Thursday's closed-door hearings of the US House Intelligence Committee regarding the bombed site were closely followed by senior officials in Israel, the country's
Haaretz
daily said on Saturday.
Senior Israeli defence sources cautioned that the Syrians may now reconsider and decide to retaliate against Israel in some way.
Defence sources said that there was still the risk of an escalation in the area and warned that Israel must be cautious and avoid embarrassing al-Assad unnecessarily,
Haaretz
said.
'Ready for peace'
Earlier this week, Buthaina Shaaban, Syria's minister for expatriate affairs, had confirmed that the Israeli talks offer was put forward through Erdogan.
"The Turkish prime minister has conveyed to Syrian president Bashar al-Assad that Ehud Olmert is ready for peace with Syria on the basis of international resolutions and the return of the whole Golan Heights to Syria," Shaaban told Al Jazeera on Wednesday.
Mike Hanna, Al Jazeera's correspondent in Jerusalem, said that it had been common knowledge that third-party contacts had been under way for the past few months.
"The fact that Turkey is making [the contacts] public is perhaps representative of Syrian wishes. Syria has made increasingly clear in recent days that it wants any such negotiations to be conducted in public."

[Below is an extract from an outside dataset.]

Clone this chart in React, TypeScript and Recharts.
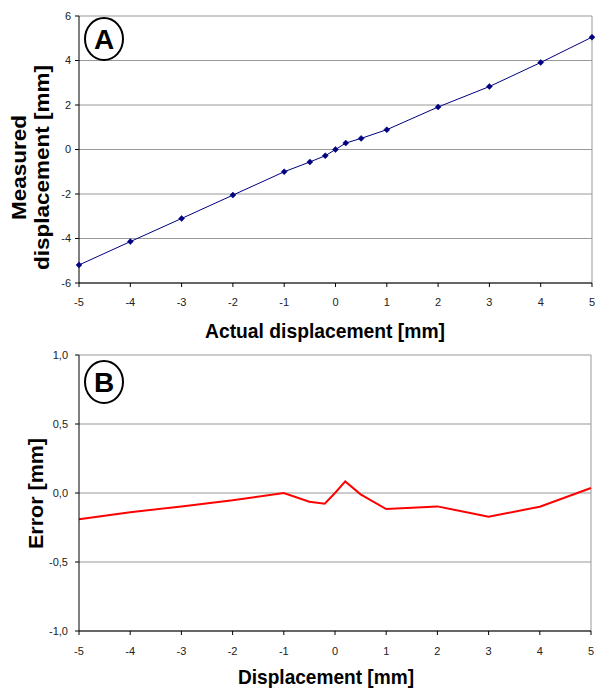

Peace negotiations between Syria and Israel collapsed in 2000 over disagreement of the extent Israel would pull out of the Golan Heights.
International attempts to persuade the two countries to resume talks faltered after the two sides attached conditions to a return to the negotiating table.
Golan demands
Syria has demanded Israel commit to a full withdrawal from the Golan Heights.
Israel says it wants to keep a small strip of land along the Sea of Galilee to maintain control of the water supplies. It also wants Syria to end support for Lebanon's Hezbollah and the Palestinian group Hamas.
"Syria insists on the principle that Israel must return all territory occupied by force and that the question of water would then be settled by other means," Al Jazeera's Marwan Bishara said.
Al-Assad had acknowledged last Sunday that talks through a third party were under way, telling a closed meeting of the ruling Baath party that an Israeli commitment to withdraw fully from the Golan had to be a basis for talks.
However, Israel would face difficulties convincing the public to accept any deal with Syria.
A recent opinion poll published in the
Yediot Aharonot
newspaper said that more than two-thirds of Israelis opposed a complete withdrawal from the Golan Heights and 51 per cent rejected a partial withdrawal.
The survey also reported that 74 per cent of Israelis "did not believe Assad was serious" about a peace deal.